━━━ Data for the task
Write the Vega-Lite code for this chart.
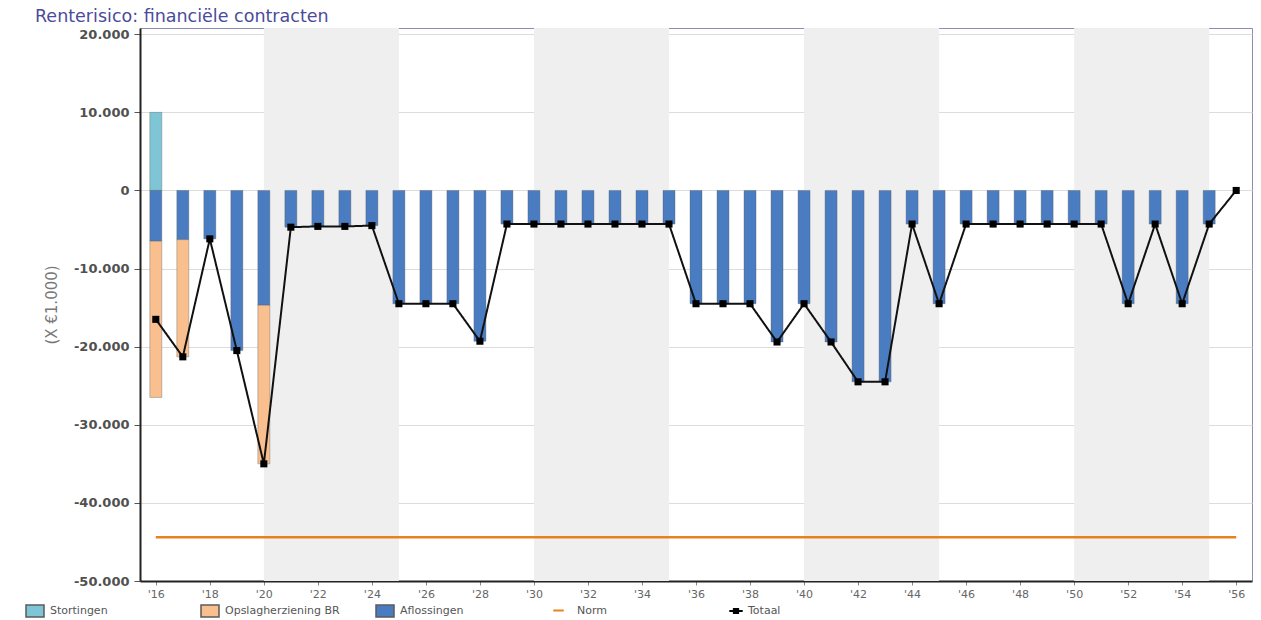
{
  "$schema": "https://vega.github.io/schema/vega-lite/v6.json",
  "autosize": {"type": "none"},
  "padding": {"left": 140, "top": 28, "right": 9, "bottom": 39},
  "width": 1112,
  "height": 553,
  "background": "white",
  "title": {
    "text": "Renterisico: financiële contracten",
    "anchor": "start",
    "frame": "group",
    "dx": -105,
    "offset": 3,
    "font": "DejaVu Sans",
    "fontSize": 17.5,
    "fontWeight": "normal",
    "color": "#4b4b9b"
  },
  "config": {
    "view": {"stroke": "#8c8cb4", "strokeWidth": 1},
    "font": "DejaVu Sans",
    "legend": {"labelColor": "#555", "labelFontSize": 11, "labelLimit": 200, "title": null}
  },
  "datasets": {
    "bands": [
      {"start": 2020, "end": 2025},
      {"start": 2030, "end": 2035},
      {"start": 2040, "end": 2045},
      {"start": 2050, "end": 2055}
    ],
    "bars": [
      {"year": 2016, "serie": "Stortingen", "value": 10000},
      {"year": 2016, "serie": "Aflossingen", "value": -6500},
      {"year": 2016, "serie": "Opslagherziening BR", "value": -20000},
      {"year": 2017, "serie": "Aflossingen", "value": -6300},
      {"year": 2017, "serie": "Opslagherziening BR", "value": -15000},
      {"year": 2018, "serie": "Aflossingen", "value": -6200},
      {"year": 2019, "serie": "Aflossingen", "value": -20500},
      {"year": 2020, "serie": "Aflossingen", "value": -14700},
      {"year": 2020, "serie": "Opslagherziening BR", "value": -20300},
      {"year": 2021, "serie": "Aflossingen", "value": -4700},
      {"year": 2022, "serie": "Aflossingen", "value": -4600},
      {"year": 2023, "serie": "Aflossingen", "value": -4600},
      {"year": 2024, "serie": "Aflossingen", "value": -4500},
      {"year": 2025, "serie": "Aflossingen", "value": -14500},
      {"year": 2026, "serie": "Aflossingen", "value": -14500},
      {"year": 2027, "serie": "Aflossingen", "value": -14500},
      {"year": 2028, "serie": "Aflossingen", "value": -19300},
      {"year": 2029, "serie": "Aflossingen", "value": -4300},
      {"year": 2030, "serie": "Aflossingen", "value": -4300},
      {"year": 2031, "serie": "Aflossingen", "value": -4300},
      {"year": 2032, "serie": "Aflossingen", "value": -4300},
      {"year": 2033, "serie": "Aflossingen", "value": -4300},
      {"year": 2034, "serie": "Aflossingen", "value": -4300},
      {"year": 2035, "serie": "Aflossingen", "value": -4300},
      {"year": 2036, "serie": "Aflossingen", "value": -14500},
      {"year": 2037, "serie": "Aflossingen", "value": -14500},
      {"year": 2038, "serie": "Aflossingen", "value": -14500},
      {"year": 2039, "serie": "Aflossingen", "value": -19400},
      {"year": 2040, "serie": "Aflossingen", "value": -14500},
      {"year": 2041, "serie": "Aflossingen", "value": -19400},
      {"year": 2042, "serie": "Aflossingen", "value": -24500},
      {"year": 2043, "serie": "Aflossingen", "value": -24500},
      {"year": 2044, "serie": "Aflossingen", "value": -4300},
      {"year": 2045, "serie": "Aflossingen", "value": -14500},
      {"year": 2046, "serie": "Aflossingen", "value": -4300},
      {"year": 2047, "serie": "Aflossingen", "value": -4300},
      {"year": 2048, "serie": "Aflossingen", "value": -4300},
      {"year": 2049, "serie": "Aflossingen", "value": -4300},
      {"year": 2050, "serie": "Aflossingen", "value": -4300},
      {"year": 2051, "serie": "Aflossingen", "value": -4300},
      {"year": 2052, "serie": "Aflossingen", "value": -14500},
      {"year": 2053, "serie": "Aflossingen", "value": -4300},
      {"year": 2054, "serie": "Aflossingen", "value": -14500},
      {"year": 2055, "serie": "Aflossingen", "value": -4300}
    ],
    "totaal": [
      {"year": 2016, "total": -16500},
      {"year": 2017, "total": -21300},
      {"year": 2018, "total": -6200},
      {"year": 2019, "total": -20500},
      {"year": 2020, "total": -35000},
      {"year": 2021, "total": -4700},
      {"year": 2022, "total": -4600},
      {"year": 2023, "total": -4600},
      {"year": 2024, "total": -4500},
      {"year": 2025, "total": -14500},
      {"year": 2026, "total": -14500},
      {"year": 2027, "total": -14500},
      {"year": 2028, "total": -19300},
      {"year": 2029, "total": -4300},
      {"year": 2030, "total": -4300},
      {"year": 2031, "total": -4300},
      {"year": 2032, "total": -4300},
      {"year": 2033, "total": -4300},
      {"year": 2034, "total": -4300},
      {"year": 2035, "total": -4300},
      {"year": 2036, "total": -14500},
      {"year": 2037, "total": -14500},
      {"year": 2038, "total": -14500},
      {"year": 2039, "total": -19400},
      {"year": 2040, "total": -14500},
      {"year": 2041, "total": -19400},
      {"year": 2042, "total": -24500},
      {"year": 2043, "total": -24500},
      {"year": 2044, "total": -4300},
      {"year": 2045, "total": -14500},
      {"year": 2046, "total": -4300},
      {"year": 2047, "total": -4300},
      {"year": 2048, "total": -4300},
      {"year": 2049, "total": -4300},
      {"year": 2050, "total": -4300},
      {"year": 2051, "total": -4300},
      {"year": 2052, "total": -14500},
      {"year": 2053, "total": -4300},
      {"year": 2054, "total": -14500},
      {"year": 2055, "total": -4300},
      {"year": 2056, "total": 0}
    ],
    "norm": [
      {"year": 2016, "norm": -44400},
      {"year": 2056, "norm": -44400}
    ]
  },
  "layer": [
    {
      "data": {"name": "bands"},
      "mark": {"type": "rect", "color": "#efefef"},
      "encoding": {
        "x": {"field": "start", "type": "quantitative", "scale": {"domain": [2015.6, 2056.4], "nice": false, "zero": false}},
        "x2": {"field": "end"}
      }
    },
    {
      "data": {"name": "bars"},
      "mark": {"type": "bar", "size": 12, "stroke": "#5a5a5a", "strokeWidth": 0.6, "strokeOpacity": 0.6},
      "encoding": {
        "x": {
          "field": "year", "type": "quantitative",
          "scale": {"domain": [2015.6, 2056.4], "nice": false, "zero": false},
          "axis": {
            "title": null,
            "values": [2016, 2018, 2020, 2022, 2024, 2026, 2028, 2030, 2032, 2034, 2036, 2038, 2040, 2042, 2044, 2046, 2048, 2050, 2052, 2054, 2056],
            "labelExpr": "\"'\" + substring(toString(datum.value), 2)",
            "domainColor": "#222", "domainWidth": 2,
            "tickColor": "#888", "tickSize": 4,
            "labelColor": "#666", "labelFontSize": 11, "labelPadding": 3,
            "grid": false
          }
        },
        "y": {
          "field": "value", "type": "quantitative", "stack": "zero",
          "scale": {"domain": [-50000, 20800], "nice": false, "zero": false},
          "axis": {
            "title": "(X €1.000)",
            "values": [-50000, -40000, -30000, -20000, -10000, 0, 10000, 20000],
            "labelExpr": "replace(replace(format(datum.value, ','), ',', '.'), '\u2212', '-')",
            "domainColor": "#222", "domainWidth": 2,
            "tickColor": "#555", "tickSize": 6,
            "labelColor": "#505050", "labelFontSize": 13, "labelFontWeight": "bold", "labelPadding": 5,
            "titleColor": "#777", "titleFontSize": 15, "titleFontWeight": "normal", "titlePadding": 14,
            "grid": true, "gridColor": "#dcdcdc"
          }
        },
        "order": {"field": "serie", "type": "nominal", "sort": "ascending"},
        "color": {
          "field": "serie", "type": "nominal",
          "scale": {
            "domain": ["Stortingen", "Opslagherziening BR", "Aflossingen"],
            "range": ["#7ec6d6", "#f9bf8f", "#4a7cc2"]
          },
          "legend": {
            "orient": "none",
            "legendX": -115,
            "legendY": 573,
            "direction": "horizontal",
            "columns": 3,
            "gridAlign": "all",
            "columnPadding": 33,
            "symbolType": "M-1,-0.66H1V0.66H-1Z",
            "symbolSize": 324,
            "labelOffset": 5
          }
        }
      }
    },
    {
      "data": {"name": "norm"},
      "mark": {"type": "line", "strokeWidth": 2.5},
      "encoding": {
        "x": {"field": "year", "type": "quantitative"},
        "y": {"field": "norm", "type": "quantitative"},
        "stroke": {
          "datum": "Norm", "type": "nominal",
          "scale": {"domain": ["Norm"], "range": ["#e8821e"]},
          "legend": {
            "orient": "none",
            "legendX": 412,
            "legendY": 576,
            "symbolType": "stroke",
            "symbolSize": 110,
            "symbolStrokeWidth": 2,
            "labelOffset": 12
          }
        }
      }
    },
    {
      "data": {"name": "totaal"},
      "mark": {"type": "line", "strokeWidth": 2, "color": "#111"},
      "encoding": {
        "x": {"field": "year", "type": "quantitative"},
        "y": {"field": "total", "type": "quantitative"},
        "strokeDash": {
          "datum": "Totaal", "type": "nominal",
          "scale": {"domain": ["Totaal"], "range": [[1, 0]]},
          "legend": {
            "orient": "none",
            "legendX": 588,
            "legendY": 575,
            "symbolType": "M-1,0H1M-0.3,-0.3H0.3V0.3H-0.3Z",
            "symbolSize": 180,
            "symbolStrokeColor": "#000",
            "symbolStrokeWidth": 2.2,
            "labelOffset": 4
          }
        }
      }
    },
    {
      "data": {"name": "totaal"},
      "mark": {"type": "point", "shape": "square", "size": 50, "filled": true, "color": "#000", "opacity": 1},
      "encoding": {
        "x": {"field": "year", "type": "quantitative"},
        "y": {"field": "total", "type": "quantitative"}
      }
    }
  ]
}
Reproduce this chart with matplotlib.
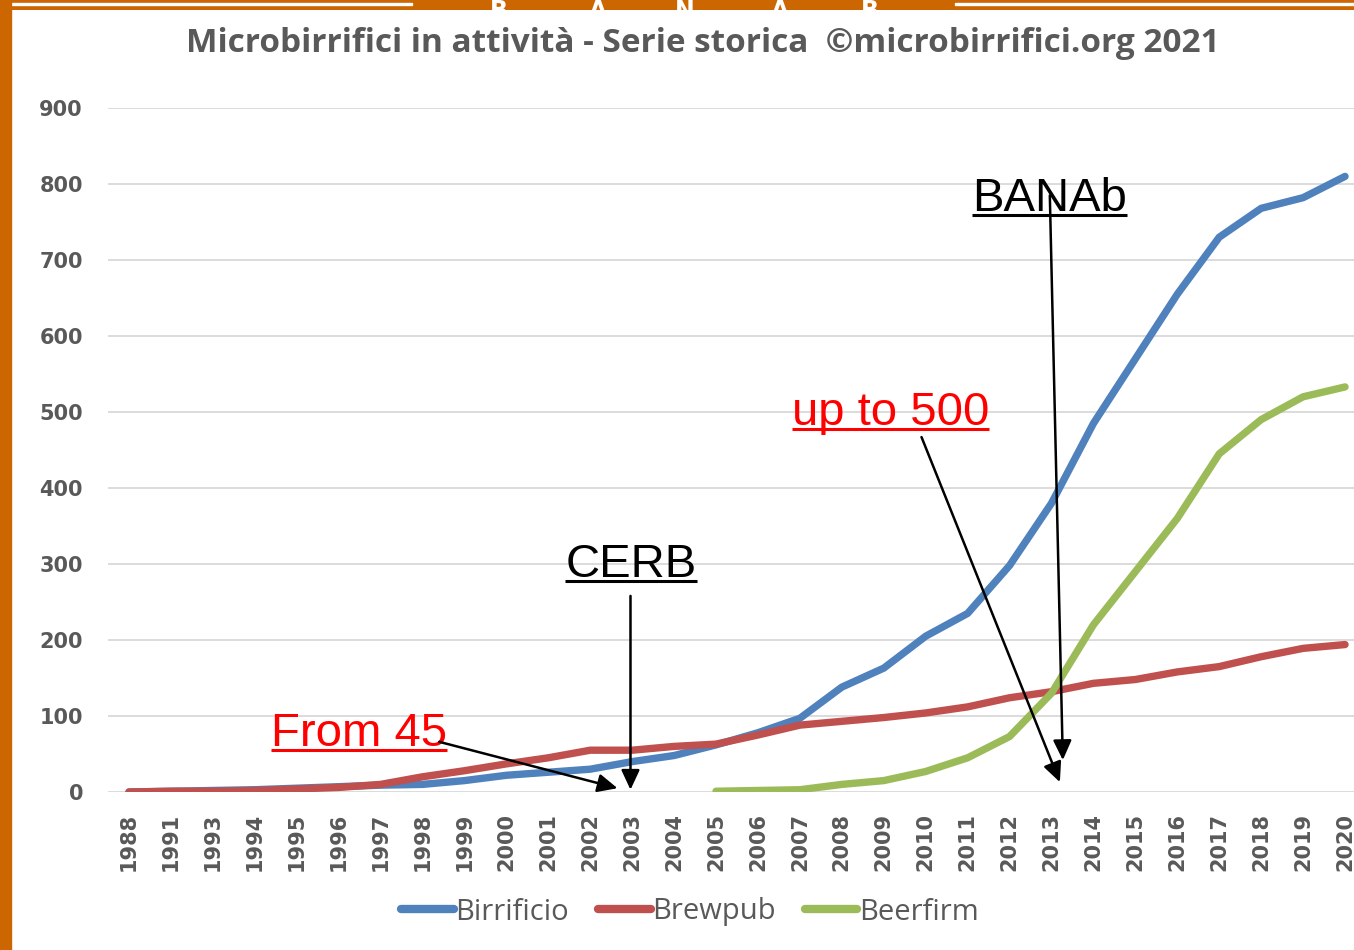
import numpy as np
import matplotlib
matplotlib.use("Agg")
import matplotlib.pyplot as plt
from matplotlib.patches import Rectangle
from matplotlib.lines import Line2D

# data
years = ['1988', '1991', '1993', '1994', '1995', '1996', '1997', '1998', '1999', '2000',
         '2001', '2002', '2003', '2004', '2005', '2006', '2007', '2008', '2009', '2010',
         '2011', '2012', '2013', '2014', '2015', '2016', '2017', '2018', '2019', '2020']
birrificio = [0, 1, 2, 3, 5, 7, 9, 10, 15, 22,
              26, 30, 40, 48, 62, 78, 97, 138, 163, 205,
              235, 298, 380, 485, 570, 655, 730, 768, 782, 810]
brewpub = [0, 1, 1, 2, 4, 6, 10, 20, 28, 37,
           45, 55, 55, 60, 63, 75, 88, 93, 98, 104,
           112, 124, 132, 143, 148, 158, 165, 178, 189, 194]
beerfirm = [np.nan] * 14 + [1, 2, 3, 10, 15, 27, 45, 73, 130, 220,
                            290, 360, 445, 490, 520, 533]

series_names = ['Birrificio', 'Brewpub', 'Beerfirm']
series_colors = ['#4F81BD', '#C0504D', '#9BBB59']
title = 'Microbirrifici in attività - Serie storica  ©microbirrifici.org 2021'

W, H = 1354, 950
fig = plt.figure(figsize=(W / 100, H / 100), dpi=100)
fig.patch.set_facecolor('white')

# orange frame
orange = '#CC6600'
fig.patches.append(Rectangle((0, 0), 11 / W, 1, transform=fig.transFigure, color=orange, zorder=5))
band = fig.add_axes([0, 1 - 10 / H, 1, 10 / H])
band.set_facecolor(orange)
band.set_xticks([])
band.set_yticks([])
for s in band.spines.values():
    s.set_visible(False)
band.set_xlim(0, W)
band.set_ylim(0, 10)
band.add_patch(Rectangle((3, 5), 409, 2, color='white'))
band.add_patch(Rectangle((955, 5), 399, 2, color='white'))
for lx, letter in zip([499, 598, 685, 780, 870], 'BANAB'):
    band.text(lx, 11, letter, color='white', fontsize=17, fontweight='bold',
              ha='center', va='top', clip_on=True)

# main axes, placed so categories land at the same pixels as the original
x0, x1, ybot, ytop = 108, 1366, 792, 108
ax = fig.add_axes([x0 / W, 1 - ybot / H, (x1 - x0) / W, (ybot - ytop) / H])
x = np.arange(len(years))
for vals, name, col in zip([birrificio, brewpub, beerfirm], series_names, series_colors):
    ax.plot(x, vals, color=col, lw=5.3, label=name, solid_capstyle='round',
            solid_joinstyle='round', zorder=3)

ax.set_xlim(-0.5, len(years) - 0.5)
ax.set_ylim(0, 900)
ax.set_yticks(range(0, 901, 100))
ax.set_xticks(x)
ax.set_xticklabels(years, rotation=90)
ax.tick_params(axis='both', length=0, labelcolor='#595959')
ax.tick_params(axis='x', pad=15, labelsize=15)
ax.tick_params(axis='y', pad=18, labelsize=15)
for lab in ax.get_xticklabels() + ax.get_yticklabels():
    lab.set_fontweight('bold')
for s in ax.spines.values():
    s.set_visible(False)
ax.grid(axis='y', color='#D9D9D9', lw=1.3, zorder=0)
ax.set_axisbelow(True)

fig.text(703 / W, 1 - 44 / H, title, ha='center', va='center', color='#595959',
         fontsize=24, fontweight='bold', family='Open Sans')

leg = ax.legend(loc='center', bbox_to_anchor=(690 / W, 1 - 912 / H), bbox_transform=fig.transFigure,
                ncol=3, frameon=False, handlelength=1.8, handletextpad=0.05, columnspacing=1.0,
                prop={'family': 'Open Sans', 'size': 21})
for t in leg.get_texts():
    t.set_color('#595959')
for h in leg.get_lines():
    h.set_linewidth(6)

# annotations (text, underline, arrows)
labels = [('CERB', 10.41, 283, 'black'), ('BANAb', 20.10, 764, 'black'),
          ('up to 500', 15.80, 483, 'red'), ('From 45', 3.39, 60, 'red')]
texts = []
for txt, tx, ty, col in labels:
    t = ax.text(tx, ty, txt, color=col, fontsize=34, family='Liberation Sans',
                ha='left', va='baseline', zorder=4)
    texts.append((t, col))

arrows = [((11.96, 258), (11.96, 3)), ((7.4, 66), (11.65, 5)),
          ((21.96, 785), (22.27, 42)), ((18.9, 467), (22.2, 13))]
for start, tip in arrows:
    ax.annotate('', xy=tip, xytext=start, zorder=5,
                arrowprops=dict(arrowstyle='-|>,head_length=0.6,head_width=0.28',
                                color='black', lw=1.8, mutation_scale=20,
                                shrinkA=0, shrinkB=0))

fig.canvas.draw()
for t, col in texts:
    bb = t.get_window_extent()
    base = ax.transData.transform(t.get_position())[1]
    yl = base - 4
    fig.lines.append(Line2D([bb.x0 / W, bb.x1 / W], [yl / H, yl / H], transform=fig.transFigure,
                            color=col, lw=2.2, solid_capstyle='butt'))

fig.savefig('out.png', dpi=100)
━━━━━━
#### Exercise directions
Quote the data above exactly from the line with "Reproduce this chart with matplotlib." to the line with "title = 'Microbirrifici", both ends counted, and nothing else. Pictures don't go in.

#### Task output
Reproduce this chart with matplotlib.
import numpy as np
import matplotlib
matplotlib.use("Agg")
import matplotlib.pyplot as plt
from matplotlib.patches import Rectangle
from matplotlib.lines import Line2D

# data
years = ['1988', '1991', '1993', '1994', '1995', '1996', '1997', '1998', '1999', '2000',
         '2001', '2002', '2003', '2004', '2005', '2006', '2007', '2008', '2009', '2010',
         '2011', '2012', '2013', '2014', '2015', '2016', '2017', '2018', '2019', '2020']
birrificio = [0, 1, 2, 3, 5, 7, 9, 10, 15, 22,
              26, 30, 40, 48, 62, 78, 97, 138, 163, 205,
              235, 298, 380, 485, 570, 655, 730, 768, 782, 810]
brewpub = [0, 1, 1, 2, 4, 6, 10, 20, 28, 37,
           45, 55, 55, 60, 63, 75, 88, 93, 98, 104,
           112, 124, 132, 143, 148, 158, 165, 178, 189, 194]
beerfirm = [np.nan] * 14 + [1, 2, 3, 10, 15, 27, 45, 73, 130, 220,
                            290, 360, 445, 490, 520, 533]

series_names = ['Birrificio', 'Brewpub', 'Beerfirm']
series_colors = ['#4F81BD', '#C0504D', '#9BBB59']
title = 'Microbirrifici in attività - Serie storica  ©microbirrifici.org 2021'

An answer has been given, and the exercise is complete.